Mafalda Orlandini
12/01/2015 | De repente, 85 anos
Em novembro, encontrei na Revista Donna uma entrevista com o famoso cirurgião plástico Ivo Pitanguy. Sou grande admiradora dele pelo sucesso profissional e pelo seu comportamento social. É, sem dúvida, um brasileiro admirável e, ao ver que era questionado pelos seus 88 anos, lancei-me com curiosidade à leitura. Tinha certeza de que iria encontrar lições de vida além de conhecer sua biografia.
“Acho muito importante festejar a vida, festejar os momentos de vida. Isso ajuda a viver”. Primeira lição. E diz também: o mais importante é chegar nesta idade, ter lucidez, entender o sentido da alegria de viver, ter uma sensação de poder, de dominar sua vida.
É assim que me sinto aos 84 anos, mas está-se aproximando o que costumam chamar de inferno astral, semanas antes do aniversário das pessoas. O meu inferno não é cheio de coisas ruins, mas me deixa ansiosa. É pela passagem dos festejos de fim de ano. Já não se pode mais reunir toda a família porque já é muito grande, há outros clãs agregados, alguns até espalhados pelo mundo. Outros já nos deixaram e vêm as saudades. E há também a escolha dos presentes: a quem presentear, não esquecer ninguém, dar o mimo certo.

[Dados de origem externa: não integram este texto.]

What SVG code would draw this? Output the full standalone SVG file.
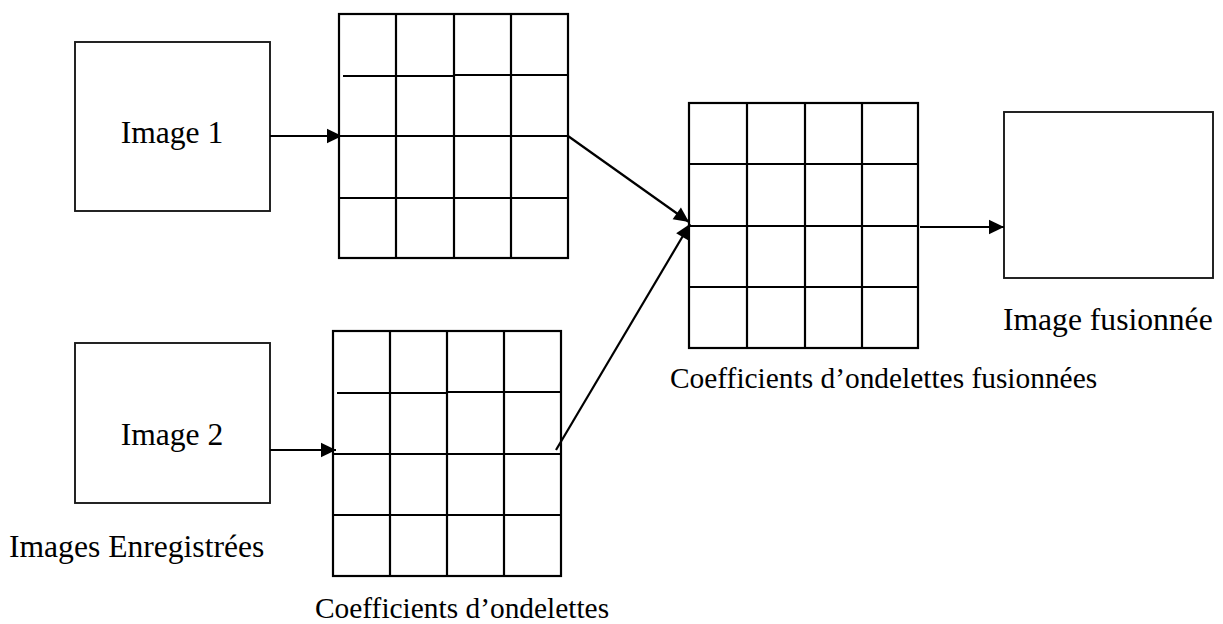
<svg xmlns="http://www.w3.org/2000/svg" width="1223" height="624" viewBox="0 0 1223 624">
  <defs>
    <marker id="head" markerUnits="userSpaceOnUse" markerWidth="17" markerHeight="17" viewBox="0 0 17 17" refX="16" refY="8.5" orient="auto">
      <path d="M1,1.3 L16,8.5 L1,15.7 Z" fill="#000"/>
    </marker>
    <style>
      .box { fill: #fff; stroke: #1a1a1a; stroke-width: 1.9; }
      .grid { fill: none; stroke: #000; stroke-width: 2.2; }
      .wire { fill: none; stroke: #000; stroke-width: 2.2; marker-end: url(#head); }
      .lbl { font-family: "Liberation Serif", "Times New Roman", serif; fill: #000; }
      .big { font-size: 31.6px; }
      .small { font-size: 29.4px; }
    </style>
  </defs>

  <rect width="1223" height="624" fill="#fff"/>

  <!-- source images -->
  <g id="image1">
    <rect class="box" x="75" y="42" width="195" height="169"/>
    <text class="lbl big" x="172" y="143" text-anchor="middle">Image 1</text>
  </g>
  <g id="image2">
    <rect class="box" x="75" y="343" width="195" height="160"/>
    <text class="lbl big" x="172" y="445" text-anchor="middle">Image 2</text>
  </g>
  <g id="label-registered">
    <text class="lbl big" x="9" y="557">Images Enregistrées</text>
  </g>

  <!-- wavelet coefficients of image 1 -->
  <g id="coeffs1">
    <rect class="grid" x="339" y="14" width="229" height="244"/>
    <path class="grid" d="M396,14 V258 M454,14 V258 M511,14 V258 M343,76 H454 M454,75 H568 M339,136 H568 M339,198 H568"/>
  </g>

  <!-- wavelet coefficients of image 2 -->
  <g id="coeffs2">
    <rect class="grid" x="333" y="331" width="228" height="245"/>
    <path class="grid" d="M390,331 V576 M447,331 V576 M504,331 V576 M337,393 H447 M447,392 H561 M333,454 H561 M333,515 H561"/>
  </g>
  <g id="label-coeffs">
    <text class="lbl small" x="315" y="618">Coefficients d’ondelettes</text>
  </g>

  <!-- fused coefficients -->
  <g id="coeffs-fused">
    <rect class="grid" x="689" y="103" width="229" height="245"/>
    <path class="grid" d="M747,103 V348 M805,103 V348 M862,103 V348 M689,164 H918 M689,226 H918 M689,287 H918"/>
  </g>
  <g id="label-coeffs-fused">
    <text class="lbl small" x="670" y="388">Coefficients d’ondelettes fusionnées</text>
  </g>

  <!-- fused image -->
  <g id="image-fused">
    <rect class="box" x="1004" y="112" width="209" height="166"/>
    <text class="lbl big" x="1003" y="330">Image fusionnée</text>
  </g>

  <!-- connectors -->
  <g id="connectors">
    <line class="wire" x1="270" y1="136" x2="342" y2="136"/>
    <line class="wire" x1="270" y1="450" x2="336" y2="450"/>
    <line class="wire" x1="568" y1="136" x2="689" y2="222"/>
    <line class="wire" x1="556" y1="450" x2="690" y2="224"/>
    <line class="wire" x1="920" y1="227" x2="1004" y2="227"/>
  </g>
</svg>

Outras vezes, leva-se um susto, quando se pensa que são 85 anos que passaram como um corisco no céu. Começa-se a pensar em milhões de coisas, passagens boas ou más, situações que se tornaram lições de vida. Daí eu penso em minha profissão. Será que deixei marcas positivas por onde passei?
Minha família em um almoço no extinto Fogo de Chão.
Comecei na Vila Nova em 1966, num casarão muito velho, com alunos muito humildes, com chinelos de dedo e tremendo de frio no inverno. Lecionei em Cachoeirinha, onde encontrei alunos de idades diferentes. Os da tarde e os da noite porque trabalhavam de dia. Pela manhã, era no Colégio Rosário. Ali, na segunda série do Segundo Grau, lecionei para adolescentes filhos de empresários, de artistas, de políticos, de jornalistas, de deputados, do governador. No final, antes de me aposentar, vim para a Vila Assunção. Tínhamos crianças que moravam nas mansões da Vila e filhos de pescadores da beira do Guaíba. Isso tudo significa que, como professora, convivi com estudantes das mais diferentes classes sociais. Todos foram iguais na sua individualidade, pessoas dignas do mesmo tratamento, da mesma atenção e do mesmo carinho. Só uma vez fui inflexível com um aluno que reprovei por não estudar durante todo ano. Seus pais descobriram meu endereço e vieram me oferecer um contrato de aulas particulares durante um ano se o aprovasse. Foi a única vez que tentaram me corromper. Avaliando minha vida, acho que cumpri honradamente minha missão.
Meus queridos netos, Ricardo e Milena, pais dos meus bisnetos Pedro e João, que não vieram ao aniversário da bisa porque não havia espaço para tanta peraltice.
Sinto emoção e orgulho ao falar de minha família: dois filhos, quatro netos, uma neta, dois bisnetos. Pequena, é claro, mas sujeita a crescer pelos casamentos ou nascimentos. Como agora fico mais tempo em casa, recebo muitas visitas e, seguido, me buscam para passear, almoçar ou festejar qualquer evento. Todos muito carinhosos, me cuidam com respeito e me tratam como eu gosto de ser tratada, como se fosse uma irmã, uma companheira da mesma idade, não uma senhora idosa, meio fora de moda, parada no século passado.
Milena, Iane, Eu, Ricardo e Fernando.
Agora, no dia 7 de janeiro, festejamos juntos os meus bem-vividos 85 anos, de uma maneira fraterna, descontraída. Somos iguais e diferentes e nos respeitamos como tal. Há apenas um ponto comum, que faço questão de ressaltar: a mulher que os educou e os manteve unidos nos princípios do bem e da honestidade. Não discutimos o Deus de cada um, o time de preferência, as ideias políticas ou outros gostos individuais. Aprender a respeitar suas próprias limitações é o meu orgulho e o meu o segredo, e poder transformar cada momento no prazer de estar usufruindo as benesses que a inteligência do homem cria a cada dia. Afinal, estou viva e feliz. Para encerrar, vou plagiar e reforçar um pensamento de Pitanguy: “Envelhecer é uma glória reservada a poucos.”